Le problème est que développer des capacités minières et des filières industrielles de raffinage des minerais est difficile. Cela nécessite des investissements lourds sur de nombreuses années dans des activités nocives pour l’environnement et qui se heurtent généralement à des oppositions locales fortes. Il faut une dizaine d’année pour construire et exploiter une mine. Et les activités industrielles de raffinage sont souvent tout aussi polluantes du fait des technologies chimiques employées. En outre, de nombreux métaux et minéraux ne sont pas abondants et les gisements ne sont pas répartis sur toute la surface du globe. Les réserves n’existent que dans certaines régions du monde dont la Chine qui extrait par exemple de son sol 95% du gallium. L’Australie fournit environ 50% de la production mondiale de lithium et l’Indonésie environ 40% du nickel mondial. Le cobalt est principalement extrait en République démocratique du Congo (RDC). Pour ce qui est des terres rares, la Chine produit environ 40% du total mondial, suivie du Viêt Nam et du Brésil avec environ 20% chacun.

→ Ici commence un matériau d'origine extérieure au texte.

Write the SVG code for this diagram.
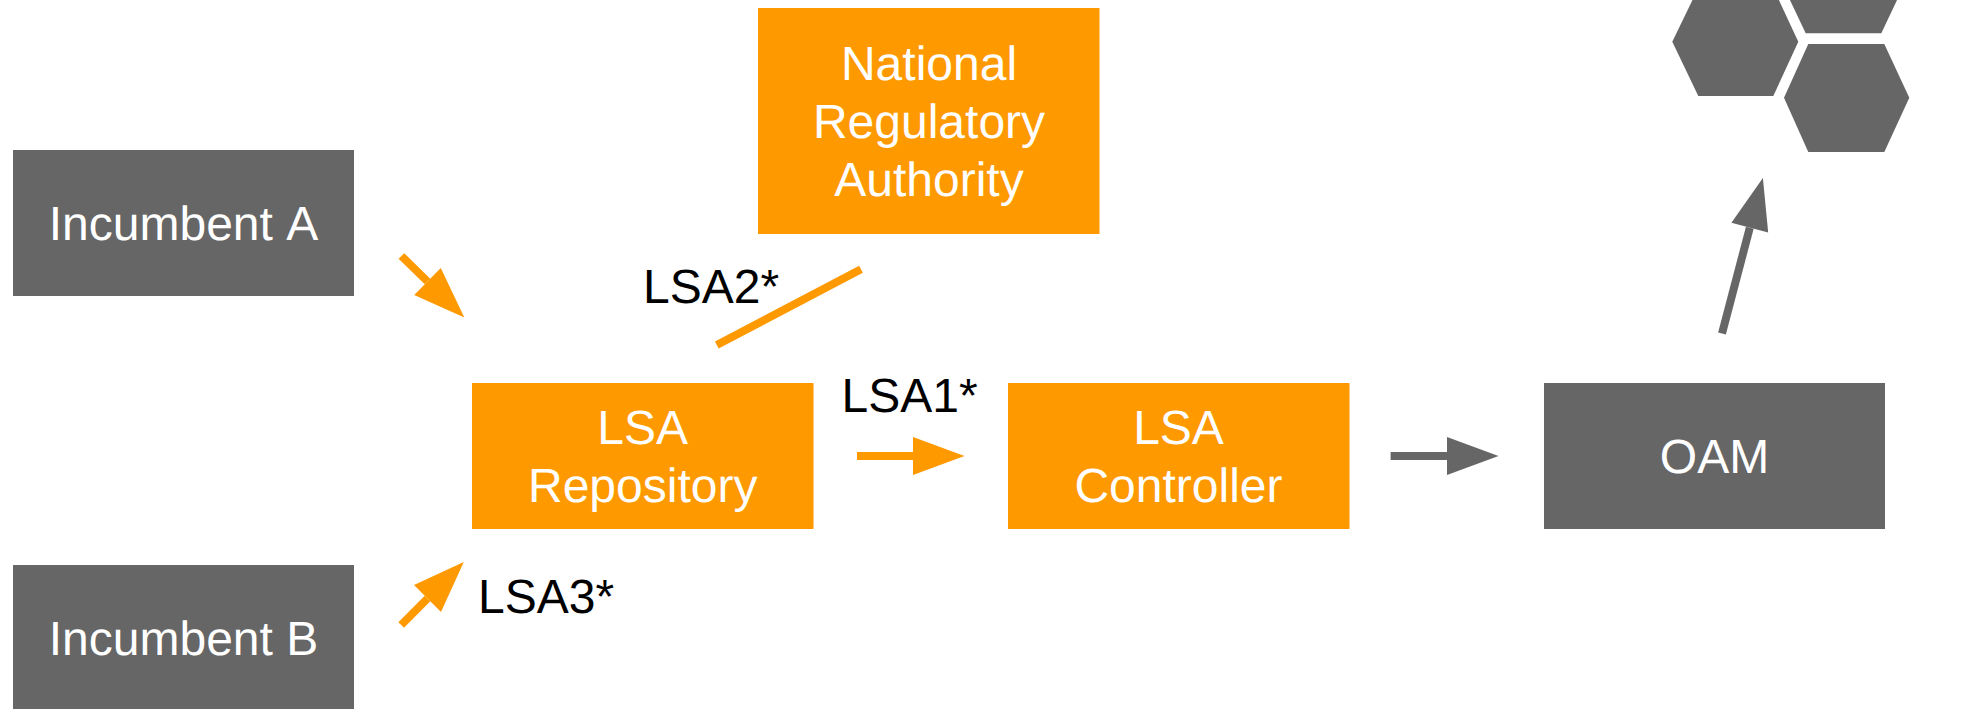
<svg xmlns="http://www.w3.org/2000/svg" width="1968" height="709" viewBox="0 0 1968 709">
<style>
text{font-family:"Liberation Sans",Arial,sans-serif;font-size:48px;text-rendering:geometricPrecision}
.n{fill:#fff;text-anchor:middle}
.l{fill:#000}
.o{fill:#ff9900}
.g{fill:#666666}
.nk{font-kerning:none}
.co{stroke:#ff9900;stroke-width:8;fill:none}
.cg{stroke:#666666;stroke-width:8;fill:none}
</style>
<defs>
<marker id="ho" markerUnits="userSpaceOnUse" markerWidth="52" markerHeight="38" refX="0" refY="19" orient="auto" overflow="visible"><path d="M0 0L51.5 19L0 38Z" fill="#ff9900"/></marker>
<marker id="hg" markerUnits="userSpaceOnUse" markerWidth="52" markerHeight="38" refX="0" refY="19" orient="auto" overflow="visible"><path d="M0 0L51.5 19L0 38Z" fill="#666666"/></marker>
</defs>
<rect width="1968" height="709" fill="#fff"/>
<g id="connectors">
<line class="co" x1="401.4" y1="256" x2="427.5" y2="281.5" marker-end="url(#ho)"/>
<line class="co" x1="401.2" y1="625" x2="427.5" y2="598.5" marker-end="url(#ho)"/>
<line class="co" x1="861" y1="269.3" x2="716.8" y2="345"/>
<line class="co" x1="857" y1="456" x2="913" y2="456" marker-end="url(#ho)"/>
<line class="cg" x1="1390.6" y1="456" x2="1447" y2="456" marker-end="url(#hg)"/>
<line class="cg" x1="1722" y1="333.500" x2="1749.8" y2="227.7" marker-end="url(#hg)"/>
</g>
<g id="incumbent-a"><rect class="g" x="13" y="150" width="341" height="146"/><text class="n nk" x="183.5" y="240">Incumbent A</text></g>
<g id="incumbent-b"><rect class="g" x="13" y="565" width="341" height="146"/><text class="n" x="183.5" y="655">Incumbent B</text></g>
<g id="national-regulatory-authority"><rect class="o" x="758" y="8" width="341.500" height="226"/><text class="n" x="929" y="80">National</text><text class="n" x="929" y="138">Regulatory</text><text class="n" x="929" y="196">Authority</text></g>
<g id="lsa-repository"><rect class="o" x="472" y="383" width="341.500" height="146"/><text class="n" x="642.700" y="444">LSA</text><text class="n" x="642.700" y="502">Repository</text></g>
<g id="lsa-controller"><rect class="o" x="1008" y="383" width="341.500" height="146"/><text class="n" x="1178.500" y="444">LSA</text><text class="n" x="1178.500" y="502">Controller</text></g>
<g id="oam"><rect class="g" x="1544" y="383" width="341" height="146"/><text class="n" x="1714.500" y="473">OAM</text></g>
<g id="cluster">
<polygon class="g" points="1698.300,-12 1773.300,-12 1798.300,41.700 1773.300,96 1698.300,96 1672.300,41.700"/>
<polygon class="g" points="1805.700,-75 1881.300,-75 1907,-21 1881.300,33.300 1805.700,33.300 1780,-21"/>
<polygon class="g" points="1808.300,44 1884.300,44 1909.300,97.700 1884.300,152 1808.300,152 1784,97.700"/>
</g>
<g id="labels">
<text class="l" x="643" y="302.700">LSA2*</text>
<text class="l" x="841.500" y="411.700">LSA1*</text>
<text class="l" x="478" y="612.700">LSA3*</text>
</g>
</svg>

Oppositions locales farouches et contestations juridiques

Sans surprise aussi, le nombre de contestations juridiques des projets miniers ne cesse de grandir. Le Centre de ressources pour les entreprises et les droits de l’homme (BHRRC), qui recense les actions en justice intentées contre des projets de construction d’usines liées aux équipements d’énergie renouvelable ou d’exploitation minière, a compté 95 procédures lancées depuis 2008, les trois quarts d’entre elles ayant été déposées au cours des sept dernières années. Le groupe a constaté que 71% des poursuites étaient liées à l’exploitation de bauxite, de cobalt, de cuivre, de lithium, de manganèse, de nickel, de zinc et de minerai de fer.

Près de la moitié des plaintes avaient été déposées par des autochtones, et 49% de ces poursuites étaient liées à des violations des droits des peuples autochtones. Elodie Aba, chercheuse juridique du BHRRC, explique au Guardian que: « les poursuites judiciaires, qui sont souvent un dernier recours, sont devenues un outil puissant pour ceux qui sont exclus du processus de prise de décision. Ces actions en justice ne sont pas un rejet de l’action climatique ; elles sont une demande pour une transition juste ».

Enfin, il existe dans ce domaine un véritable maquis juridique. L’AIE a recensé près de 200 politiques et stratégies nationales concernant les minéraux critiques. Elles visent notamment, ce qui n’est évidemment pas contestable, à garantir que l’exploitation minière ne cause pas de dommages irrémédiables à l’environnement ou ne porte pas atteinte aux droits de l’homme.